Comments from council members discrediting this significant piece of work are extremely disappointing and concerningESA commissioner Georgeina Whelan
Both members attended workshops where firefighters provided feedback on the season, which was fed back to the consultant to inform its final report.
Leaked feedback from the sessions revealed widespread discontent among brigades about their treatment on the fireground and the overall handling of the season's emergencies.
However the final report, which generally praised the ACT's response, made no reference to specific allegations and only in passing acknowledged the volunteers' concerns.
Minutes from the September 2 meeting also showed that several council members questioned why there hadn't been a fully independent review of the firefighting response.
The council pointed to that issue, as well the glossing over of the firefighters' concerns in the external review, in the report handed to Mr Gentleman in November.
In her letter, Ms Whelan staunchly defended the government-commissioned review, saying it was the most "open and transparent" process in the agency's history, drawing on feedback from hundreds of staff and volunteers through 38 workshops.
"Comments from council members discrediting this significant piece of work are extremely disappointing and concerning," the letter stated.
"Such comments do not well serve the minister and commissioner to whom the council is intended to provide advice, and do not reflect well on the council in terms of its performance of this role."
Ms Whelan broadened her criticism beyond the conduct of members at the September 2 meeting, claiming "this general attitude and behaviour ... has become a consistent undertone to our interactions".
"I am supportive of open, transparent and robust discussions, and would hope to establish a collaborative working relationship where we can benefit from the expertise and experience of your membership.
"But an environment where the work of the ESA is consistently criticised or dismissed, and where my officers are not given the respect for their expertise is not productive.
"I feel that while the ESA is making every attempt to strengthen and maintain the relationship with council, this is continually undermined by the conduct of council members."
Ms Whelan concluded the letter by asking Dr Ryan to meet to discuss how to address the problems.
Dr Ryan responded via email, telling Ms Whelan that she would appreciate an opportunity discuss ways to achieve a "better working relationship".
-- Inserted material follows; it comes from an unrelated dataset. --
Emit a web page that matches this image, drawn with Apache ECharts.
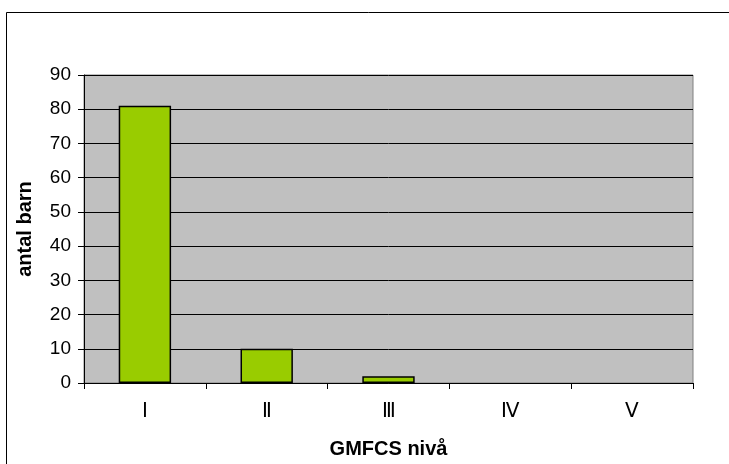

Correspondence between the pair showed they met on September 28. Ms Whelan described the meeting as a "really constructive way of working through our collective issues".
In an interview with The Canberra Times, Ms Whelan said the agency and the council had a "robust and healthy relationship".
She said the council put forward views and recommendations which she didn't always agree with, but indicated that was expected in what she described as an "environment of contestability".
However, she remained critical of how council members communicated their views.
"There are times where the way in which some of that information or opinions are relayed, I would like to be a little bit more constructive," she said.
"I do have confidence in the advice. I may not always agree with some of the recommendations that they make borne out of the advice. But there is a difference between the confidence in the advice and manner in which that advice is relayed."
Ms Whelan strongly dismissed any suggestion that she wanted the council abolished, saying she "always believed in having an objective and independent body that holds me to account".
The Canberra Times contacted Dr Ryan for comment late last week, but did not receive a response before deadline.
The council must get approval from the minister's office to make media statements, according to its terms of reference.